I'm not so keen on the way you have the Marquis talking... actually, no, that's not quite true. There's only two points that stick out to me:
-He's very inconsistent in how he refers to Valon. Given who he is - the Head of Personnel - I think he'd be more likely to choose either 'Agent Valon' or 'Agent Vance' and stick with it. The former is slightly more common, I believe. He would certainly never use 'Mister Vance'. Titles are there for a reason. :P
-This line: Note, Agent Vance is red-green colorblind... And, what exactly is this skeleton for?
--The first clause feels like you trying to work that fact in, rather than something the Marquis would say. I'd go with something more like, 'Purplish'. Hmm. Well, I suppose we should expect such understatements if we go about hiring colour-blind staff....
--The second clause... has already been answered, with the earlier 'So you made your own?'. He knows Yorick is supposed to be Valon's partner. Actually, given Yorick's response, I'd put something more like, And you... undead bony thing. What do you have to say for yourself?.
That said, I did enjoy most of his lines (You would not be able to explain your existence. Agent Vance would.). Although, two other notes:
-The last Marquis line in the first section isn't really a question.
-Hahaha, six hours downtime? Valon'll be lucky if he's allowed five minutes to explain to Yorick what a 'PiPiCee' is, and another five to show him which end of a sword (or gun, or staff) to hold. The Flowers don't give people time off because it'll make things easier for them - they make them go and do the work anyway, because, as the Queen Anne's Lace once said, If we don't keep them working, they might find the time to ask when they get paid... and no one wants that. Except them. And they don't count.
On to the actual narrative... which again, doesn't bother me most of the time. There's only a couple of lines that feel a bit, well, off:
-'He was colorblind, and the skeleton was urple, the worst color'. Um, that's a very strange description of urple. I'd either cut the last three words altogether, or string it out a bit. If I were writing this sentence, I'd go with something like: '[to one glaring problem://]The skeleton was urple, that particular mix of purple and pink which makes canons quail, fangirls scream, and agents cover their eyes in horror... unless, like Vanon, they happened to be colour-blind.'
-'made this already strange pose even odder. Well, as odd as being a pinkish-purple skeleton made it, anyway.' I assume the 'strange pose' is the salute, which doesn't seem all that strange. I think you want something like 'strange sight/vision', since it is an odd mental picture. And the final sentence ('Well, as odd... anyway'), um... I don't know what you were trying to say, so it didn't work.
-Given that Valon had to check the book for 'Create Undead', I'm not sure why he suddenly knows that a 'Wand of Prestidigitation' (whatever that is) can change Yorick's colour. Urple is notoriously hard to get rid of anyway, and if you're using it, I'd recommend reading OFUM, since that's where it comes from.
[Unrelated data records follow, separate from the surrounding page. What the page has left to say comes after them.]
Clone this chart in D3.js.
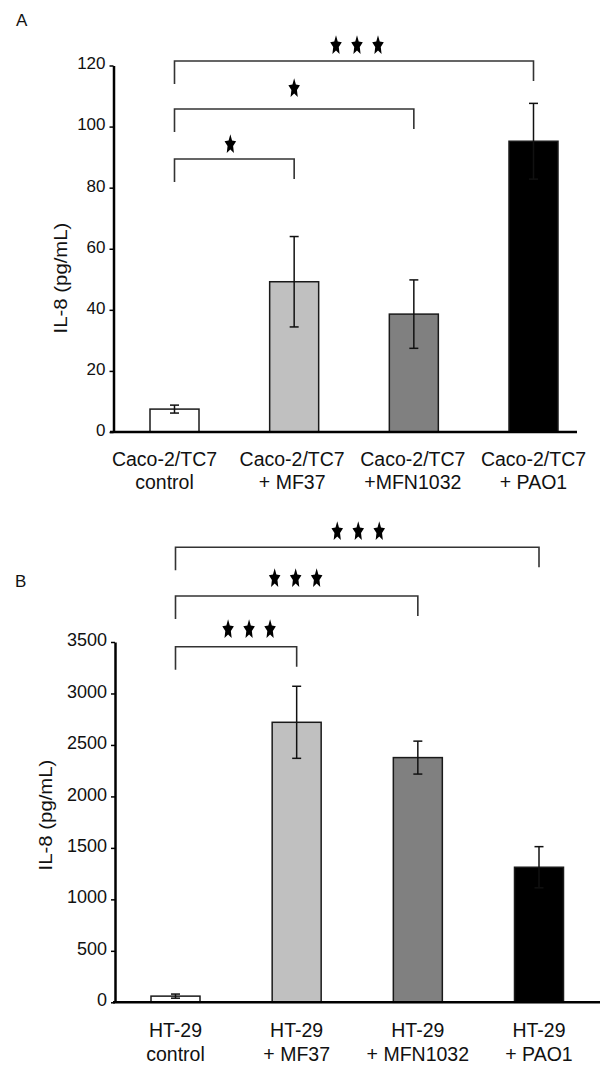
<!DOCTYPE html>
<html>
<head>
<meta charset="utf-8">
<script src="https://cdn.jsdelivr.net/npm/d3@7"></script>
<style>
  html, body { margin: 0; padding: 0; background: #fff; }
  svg { display: block; }
  text { font-family: "Liberation Sans", Arial, sans-serif; fill: #111; }
</style>
</head>
<body>
<svg id="chart" width="600" height="1091"></svg>
<script>
// ---------------- data ----------------
const categoriesA = [["Caco-2/TC7", "control"], ["Caco-2/TC7", "+ MF37"], ["Caco-2/TC7", "+MFN1032"], ["Caco-2/TC7", "+ PAO1"]];
const valuesA = [7.5, 49.2, 38.6, 95.2];
const errorsA = [1.3, 14.8, 11.2, 12.4];
const ticksA = [0, 20, 40, 60, 80, 100, 120];
const comparisonsA = [
  { from: 0, to: 1, stars: 1 },
  { from: 0, to: 2, stars: 1 },
  { from: 0, to: 3, stars: 3 }
];

const categoriesB = [["HT-29", "control"], ["HT-29", "+ MF37"], ["HT-29", "+ MFN1032"], ["HT-29", "+ PAO1"]];
const valuesB = [60, 2720, 2377, 1312];
const errorsB = [20, 350, 160, 200];
const ticksB = [0, 500, 1000, 1500, 2000, 2500, 3000, 3500];
const comparisonsB = [
  { from: 0, to: 1, stars: 3 },
  { from: 0, to: 2, stars: 3 },
  { from: 0, to: 3, stars: 3 }
];

const barColors = ["#ffffff", "#c0c0c0", "#808080", "#000000"];
const yTitle = "IL-8 (pg/mL)";

// ---------------- layout ----------------
const svg = d3.select("#chart");

const panels = [
  {
    letter: "A", letterX: 16, letterY: 25.5,
    cats: categoriesA, vals: valuesA, errs: errorsA, ticks: ticksA, comps: comparisonsA,
    yDomain: [0, 120], yRange: [432, 65.5],
    xRange: [174.5, 533.5], axisX: 113.5, baseX: [110, 577],
    tickFont: 17,
    labelDx: [-10, -2, -1, 0],
    label1Y: 466, label2Y: 489,
    titleX: 61, titleY: 278,
    brackets: [
      { y: 159, starY: 143, dx: -4 },
      { y: 109, starY: 87, dx: 0 },
      { y: 61, starY: 44, dx: 3 }
    ]
  },
  {
    letter: "B", letterX: 15, letterY: 587,
    cats: categoriesB, vals: valuesB, errs: errorsB, ticks: ticksB, comps: comparisonsB,
    yDomain: [0, 3500], yRange: [1002.3, 642],
    xRange: [175.5, 539], axisX: 115, baseX: [113, 600],
    tickFont: 18,
    labelDx: [0, 0, 0, 0],
    label1Y: 1037, label2Y: 1060.5,
    titleX: 46, titleY: 815,
    brackets: [
      { y: 646.7, starY: 628, dx: 13 },
      { y: 596, starY: 577, dx: -1 },
      { y: 547.3, starY: 530, dx: 1 }
    ]
  }
];

const barWidth = 49;
const capW = 9;
const starSpacing = 21;

// five-pointed star (outer radius R, inner radius 0.48R)
function starD(R) {
  const pts = [];
  for (let k = 0; k < 10; k++) {
    const r = k % 2 === 0 ? R : R * 0.48;
    const a = -Math.PI / 2 + k * Math.PI / 5;
    pts.push([r * Math.cos(a), r * Math.sin(a)]);
  }
  return d3.line()(pts) + "Z";
}
const starPath = starD(6.1);

panels.forEach(p => {
  const g = svg.append("g");
  const idx = p.cats.map((d, i) => i);
  const x = d3.scalePoint().domain(idx).range(p.xRange);
  const y = d3.scaleLinear().domain(p.yDomain).range(p.yRange);

  // panel letter
  g.append("text").attr("x", p.letterX).attr("y", p.letterY)
    .attr("font-size", 17).text(p.letter);

  // bars
  g.selectAll("rect.bar").data(p.vals).join("rect")
    .attr("class", "bar")
    .attr("x", (d, i) => x(i) - barWidth / 2)
    .attr("width", barWidth)
    .attr("y", d => y(d))
    .attr("height", d => y(0) - y(d))
    .attr("fill", (d, i) => barColors[i])
    .attr("stroke", "#1a1a1a")
    .attr("stroke-width", 1.5);

  // error bars
  const eb = g.selectAll("g.err").data(p.vals).join("g").attr("class", "err")
    .attr("stroke", "#111").attr("stroke-width", 1.5);
  eb.append("line")
    .attr("x1", (d, i) => x(i)).attr("x2", (d, i) => x(i))
    .attr("y1", (d, i) => y(d + p.errs[i])).attr("y2", (d, i) => y(d - p.errs[i]));
  eb.append("line")
    .attr("x1", (d, i) => x(i) - capW / 2).attr("x2", (d, i) => x(i) + capW / 2)
    .attr("y1", (d, i) => y(d + p.errs[i])).attr("y2", (d, i) => y(d + p.errs[i]));
  eb.append("line")
    .attr("x1", (d, i) => x(i) - capW / 2).attr("x2", (d, i) => x(i) + capW / 2)
    .attr("y1", (d, i) => y(d - p.errs[i])).attr("y2", (d, i) => y(d - p.errs[i]));

  // baseline
  g.append("line")
    .attr("x1", p.baseX[0]).attr("x2", p.baseX[1])
    .attr("y1", y(0)).attr("y2", y(0))
    .attr("stroke", "#000").attr("stroke-width", 2.5);

  // y axis
  const axis = d3.axisLeft(y).tickValues(p.ticks).tickSize(4).tickSizeOuter(0).tickPadding(4)
    .tickFormat(d3.format("d"));
  const ag = g.append("g").attr("transform", `translate(${p.axisX},0)`).call(axis);
  ag.select(".domain").attr("stroke", "#000").attr("stroke-width", 2.5);
  ag.selectAll(".tick line").attr("stroke", "#000").attr("stroke-width", 1.5);
  ag.selectAll(".tick text")
    .attr("font-family", "Liberation Sans, Arial, sans-serif")
    .attr("font-size", p.tickFont).attr("fill", "#111").attr("dy", "0.2em");

  // y title
  g.append("text")
    .attr("transform", `translate(${p.titleX},${p.titleY}) rotate(-90) scale(1.1,1)`)
    .attr("text-anchor", "middle").attr("dy", "0.35em")
    .attr("font-size", 18.5).text(yTitle);

  // category labels
  const lab = g.selectAll("text.cat").data(p.cats).join("text")
    .attr("class", "cat").attr("text-anchor", "middle").attr("font-size", 19.5);
  lab.append("tspan").attr("x", (d, i) => x(i) + p.labelDx[i]).attr("y", p.label1Y).text(d => d[0]);
  lab.append("tspan").attr("x", (d, i) => x(i) + p.labelDx[i]).attr("y", p.label2Y).text(d => d[1]);

  // significance brackets
  p.comps.forEach((c, k) => {
    const b = p.brackets[k];
    const x0 = x(c.from), x1 = x(c.to);
    g.append("path")
      .attr("d", `M${x0},${b.y + 23}V${b.y}H${x1}V${b.y + 20}`)
      .attr("fill", "none").attr("stroke", "#333").attr("stroke-width", 1.6);
    const cx = (x0 + x1) / 2 + b.dx;
    d3.range(c.stars).forEach(s => {
      const sx = cx + (s - (c.stars - 1) / 2) * starSpacing;
      g.append("path")
        .attr("d", starPath)
        .attr("transform", `translate(${sx},${b.starY + 1.5}) scale(1,1.7)`)
        .attr("fill", "#000");
    });
  });
});
</script>
</body>
</html>
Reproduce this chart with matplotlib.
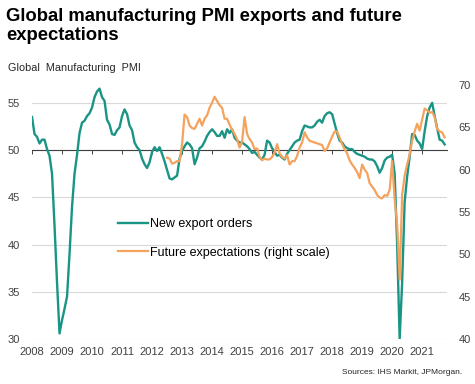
import numpy as np
import matplotlib
matplotlib.use("Agg")
import matplotlib.pyplot as plt

plt.rcParams['font.family'] = ['Liberation Sans', 'DejaVu Sans']

# monthly, Jan 2008 - Oct 2021
export_orders = [
    53.5, 51.7, 51.4, 50.7, 51.1, 51.1, 50.1, 49.4, 47.5, 42.0, 36.0, 30.6,
    32.0, 33.2, 34.5, 39.0, 44.0, 47.5, 49.5, 51.8, 52.9, 53.1, 53.6, 53.9,
    54.5, 55.6, 56.2, 56.5, 55.6, 55.2, 53.2, 52.7, 51.7, 51.6, 52.1, 52.4,
    53.6, 54.3, 53.8, 52.6, 52.1, 50.8, 50.3, 50.0, 49.1, 48.5, 48.1, 48.7,
    49.8, 50.3, 49.9, 50.3, 49.6, 48.8, 47.9, 47.0, 46.9, 47.1, 47.3, 49.1,
    49.9, 50.4, 50.8, 50.6, 50.2, 48.5, 49.2, 50.2, 50.4, 50.9, 51.5, 51.9,
    52.2, 51.9, 51.5, 51.5, 52.0, 51.3, 52.2, 51.8, 52.2, 51.3, 51.0, 50.8,
    50.8, 50.6, 50.4, 50.1, 49.7, 49.8, 49.5, 49.2, 49.0, 49.5, 51.0, 50.8,
    50.2, 49.8, 49.4, 49.5, 49.2, 49.0, 49.6, 50.0, 50.4, 50.8, 51.0, 51.1,
    52.0, 52.6, 52.5, 52.4, 52.4, 52.6, 53.0, 53.2, 52.9, 53.6, 53.9, 54.0,
    53.8, 52.8, 51.8, 51.0, 50.8, 50.4, 50.2, 50.1, 50.1, 49.8, 49.6, 49.5,
    49.4, 49.3, 49.1, 49.0, 49.0, 48.8, 48.3, 47.6, 48.1, 48.9, 49.2, 49.3,
    49.5, 47.5, 40.0, 30.0, 36.0, 44.5, 47.2, 49.3, 51.7, 51.6, 51.0, 50.7,
    50.1, 52.0, 53.6, 54.5, 55.0, 53.6, 52.3, 51.1, 51.0, 50.6,
]

# monthly, Jul 2012 - Oct 2021 (right scale)
future_start = 2012 + 6 / 12
future_expectations = [
    61.4, 61.3, 60.7, 60.8, 61.0, 61.0,
    63.0, 66.5, 66.2, 65.2, 64.9, 64.8, 65.4, 66.0, 65.2, 66.0, 66.4, 67.3,
    67.9, 68.6, 68.1, 67.6, 67.3, 66.0, 66.0, 65.3, 64.7, 64.2, 63.6, 62.6,
    63.3, 66.2, 64.2, 63.6, 63.2, 62.4, 62.5, 61.5, 61.1, 61.3, 61.2, 61.2,
    61.5, 62.0, 63.0, 61.9, 61.5, 61.3, 61.7, 60.6, 61.0, 61.0, 61.6, 62.6,
    63.2, 64.4, 63.8, 63.4, 63.3, 63.2, 63.1, 63.0, 62.9, 62.2, 62.5, 63.2,
    63.9, 64.5, 64.5, 63.8, 63.0, 62.4, 61.9, 61.1, 60.6, 60.2, 59.7, 59.0,
    60.6, 60.0, 59.6, 58.4, 58.0, 57.6, 57.0, 56.7, 56.6, 57.0, 56.9, 57.6,
    61.0, 56.5, 53.5, 47.0, 57.0, 59.3, 60.6, 61.8, 63.4, 64.5, 65.4, 64.6,
    65.9, 67.2, 67.0, 66.7, 66.8, 66.2, 64.8, 64.5, 64.4, 63.8,
]

years = list(range(2008, 2022))
left_ticks = [30, 35, 40, 45, 50, 55]
right_ticks = [40, 45, 50, 55, 60, 65, 70]

teal = '#1a9485'
orange = '#f5a25d'
grey_txt = '#404040'

x_exp = 2008 + np.arange(len(export_orders)) / 12
x_fut = future_start + np.arange(len(future_expectations)) / 12

fig = plt.figure(figsize=(4.75, 3.84), dpi=100)
ax = fig.add_axes([0.0674, 0.117, 0.874, 0.662])
ax2 = ax.twinx()

ax.plot(x_exp, export_orders, color=teal, lw=1.7, label='New export orders', zorder=3)
ax2.plot(x_fut, future_expectations, color=orange, lw=1.6,
         label='Future expectations (right scale)', zorder=3)

ax.set_xlim(2008, 2008 + 166 / 12)
ax.set_ylim(30, 56.9)
ax2.set_ylim(40, 70)

ax.set_yticks(left_ticks)
ax2.set_yticks(right_ticks)
ax.yaxis.grid(True, color='#d9d9d9', lw=0.8)
ax.set_axisbelow(True)

for a in (ax, ax2):
    for s in ['top', 'left', 'right']:
        a.spines[s].set_visible(False)
ax2.spines['bottom'].set_visible(False)

# black 50 line with year ticks
ax.spines['bottom'].set_position(('data', 50))
ax.spines['bottom'].set_color(grey_txt)
ax.spines['bottom'].set_linewidth(0.8)
ax.set_xticks(years)
ax.tick_params(axis='x', direction='out', length=3, width=0.7, color=grey_txt,
               labelbottom=False)

sec = ax.secondary_xaxis('bottom')
sec.set_xticks(years)
sec.tick_params(length=0, pad=6, labelsize=8, labelcolor=grey_txt)
sec.spines['bottom'].set_visible(False)

ax.tick_params(axis='y', length=0, pad=9, labelsize=8, labelcolor=grey_txt)
ax2.tick_params(axis='y', length=0, pad=8, labelsize=8, labelcolor=grey_txt)

h1, l1 = ax.get_legend_handles_labels()
h2, l2 = ax2.get_legend_handles_labels()
ax2.legend(h1 + h2, l1 + l2, loc='upper left', bbox_to_anchor=(0.207, 0.475),
           frameon=False, fontsize=9, handlelength=2.4, handletextpad=0.2,
           labelspacing=1.3, borderpad=0, borderaxespad=0)

fig.text(0.013, 0.978, 'Global manufacturing PMI exports and future\nexpectations',
         fontsize=13.3, fontweight='bold', va='top', ha='left', linespacing=1.1)
fig.text(0.017, 0.823, 'Global  Manufacturing  PMI', fontsize=7.8,
         color='#262626', va='center', ha='left')
fig.text(0.973, 0.03, 'Sources: IHS Markit, JPMorgan.', fontsize=6,
         color='#262626', ha='right', va='center')

fig.savefig('out.png', dpi=100)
There's a line in Chapter 15 that 'the only stuff that got urple off was Wormtongue's Wonder Wash – although most were convinced it was because he had helped created urple in the first place', and I'm sure there's more. Also, it's fun to read. (And yes, the original description is 'the worst possible colour', I know - that doesn't make it the best description). Eitherhow, that line should probably be something more like 'Valon saluted as well, though much more lazily than Yorick. “I'll look into it, sir.”' To which the Marquis would no doubt make a snarky comment.
But in general, I quite liked it. You've given your agents personalities - somewhat different ones - and that's always a good sign.